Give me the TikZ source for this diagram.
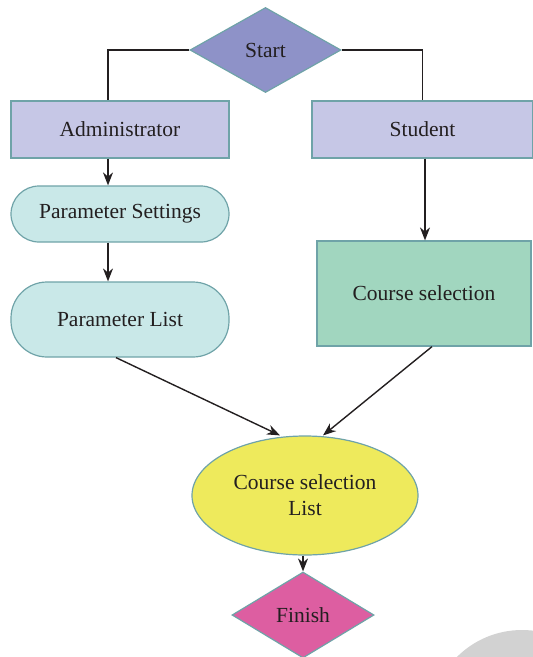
\documentclass[tikz,border=0pt]{standalone}
\usepackage{fontspec}
\setmainfont{Liberation Serif}
\usetikzlibrary{positioning,shapes.geometric,arrows.meta,calc}

\definecolor{startblue}{HTML}{8E92C8}
\definecolor{rolebox}{HTML}{C6C7E6}
\definecolor{paramcyan}{HTML}{C9E8E8}
\definecolor{coursegreen}{HTML}{A1D6BF}
\definecolor{listyellow}{HTML}{EEEA5C}
\definecolor{finishpink}{HTML}{DD5EA1}
\definecolor{edgeteal}{HTML}{6FA3A8}
\definecolor{inkdark}{HTML}{231F20}

\begin{document}
\begin{tikzpicture}[x=1pt,y=-1pt,line width=1.4pt,
	base/.style={draw=edgeteal,line width=1.2pt,text=inkdark,inner sep=0pt,font=\fontsize{21.5}{26}\selectfont,align=center},
	decision/.style={base,diamond,aspect=1.78},
	rolebox/.style={base,rectangle,fill=rolebox},
	pill/.style={base,rectangle,fill=paramcyan},
	flow/.style={-{Stealth[length=13pt,width=10pt]},inkdark}]
		\useasboundingbox (0,0) rectangle (533,657);
		% faint round mark in the corner
		\begin{scope}
			\clip (0,0) rectangle (533,657);
			\fill[gray!35] (522,722) circle (92);
		\end{scope}

		\node[decision,fill=startblue,minimum width=151pt,minimum height=85pt] (start) at (265.5,50) {Start};
		\node[rolebox,minimum width=218pt,minimum height=57pt] (admin) at (120,129.5) {Administrator};
		\node[rolebox,minimum width=221pt,minimum height=57pt] (student) at (422.5,129.5) {Student};

		\node[pill,rounded corners=28pt,minimum width=218pt,minimum height=56pt] (psettings) at (120,214) {Parameter Settings};
		\node[pill,rounded corners=36pt,minimum width=218pt,minimum height=75pt] (plist) at (120,319.5) {Parameter List};
		\node[base,rectangle,fill=coursegreen,minimum width=214pt,minimum height=105pt] (course) at (424,293.5) {Course selection};

		\node[base,ellipse,fill=listyellow,minimum width=226pt,minimum height=119pt] (clist) at (305,495.5) {Course selection\\List};
		\node[decision,fill=finishpink,minimum width=142pt,minimum height=86pt] (finish) at (303,615) {Finish};

		% start splits to both roles
		\draw[inkdark] (start.west) -| ([xshift=-12pt]admin.north);
		\draw[inkdark] (start.east) -| (student.north);

		\draw[flow] ([xshift=-12pt]admin.south) -- ([xshift=-12pt]psettings.north);
		\draw[flow] ([xshift=-12pt]psettings.south) -- ([xshift=-12pt]plist.north);
		\draw[flow] ([xshift=1pt]course.north |- student.south) -- ([xshift=1pt]course.north);

		\draw[flow] ([xshift=-4pt]plist.south) -- ([xshift=-25pt]clist.north);
		\draw[flow] ([xshift=8pt]course.south) -- ([xshift=18pt]clist.north);
		\draw[flow] ([xshift=-2pt]clist.south) -- (finish.north);
	\end{tikzpicture}
\end{document}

- _WORK TO COMPLETE_
Your copy of the data above should match it exactly, except that pictures are left out.

- _PROBLEM SOLUTION_
Give me the TikZ source for this diagram.
\documentclass[tikz,border=0pt]{standalone}
\usepackage{fontspec}
\setmainfont{Liberation Serif}
\usetikzlibrary{positioning,shapes.geometric,arrows.meta,calc}

\definecolor{startblue}{HTML}{8E92C8}
\definecolor{rolebox}{HTML}{C6C7E6}
\definecolor{paramcyan}{HTML}{C9E8E8}
\definecolor{coursegreen}{HTML}{A1D6BF}
\definecolor{listyellow}{HTML}{EEEA5C}
\definecolor{finishpink}{HTML}{DD5EA1}
\definecolor{edgeteal}{HTML}{6FA3A8}
\definecolor{inkdark}{HTML}{231F20}

\begin{document}
\begin{tikzpicture}[x=1pt,y=-1pt,line width=1.4pt,
	base/.style={draw=edgeteal,line width=1.2pt,text=inkdark,inner sep=0pt,font=\fontsize{21.5}{26}\selectfont,align=center},
	decision/.style={base,diamond,aspect=1.78},
	rolebox/.style={base,rectangle,fill=rolebox},
	pill/.style={base,rectangle,fill=paramcyan},
	flow/.style={-{Stealth[length=13pt,width=10pt]},inkdark}]
		\useasboundingbox (0,0) rectangle (533,657);
		% faint round mark in the corner
		\begin{scope}
			\clip (0,0) rectangle (533,657);
			\fill[gray!35] (522,722) circle (92);
		\end{scope}

		\node[decision,fill=startblue,minimum width=151pt,minimum height=85pt] (start) at (265.5,50) {Start};
		\node[rolebox,minimum width=218pt,minimum height=57pt] (admin) at (120,129.5) {Administrator};
		\node[rolebox,minimum width=221pt,minimum height=57pt] (student) at (422.5,129.5) {Student};

		\node[pill,rounded corners=28pt,minimum width=218pt,minimum height=56pt] (psettings) at (120,214) {Parameter Settings};
		\node[pill,rounded corners=36pt,minimum width=218pt,minimum height=75pt] (plist) at (120,319.5) {Parameter List};
		\node[base,rectangle,fill=coursegreen,minimum width=214pt,minimum height=105pt] (course) at (424,293.5) {Course selection};

		\node[base,ellipse,fill=listyellow,minimum width=226pt,minimum height=119pt] (clist) at (305,495.5) {Course selection\\List};
		\node[decision,fill=finishpink,minimum width=142pt,minimum height=86pt] (finish) at (303,615) {Finish};

		% start splits to both roles
		\draw[inkdark] (start.west) -| ([xshift=-12pt]admin.north);
		\draw[inkdark] (start.east) -| (student.north);

		\draw[flow] ([xshift=-12pt]admin.south) -- ([xshift=-12pt]psettings.north);
		\draw[flow] ([xshift=-12pt]psettings.south) -- ([xshift=-12pt]plist.north);
		\draw[flow] ([xshift=1pt]course.north |- student.south) -- ([xshift=1pt]course.north);

		\draw[flow] ([xshift=-4pt]plist.south) -- ([xshift=-25pt]clist.north);
		\draw[flow] ([xshift=8pt]course.south) -- ([xshift=18pt]clist.north);
		\draw[flow] ([xshift=-2pt]clist.south) -- (finish.north);
	\end{tikzpicture}
\end{document}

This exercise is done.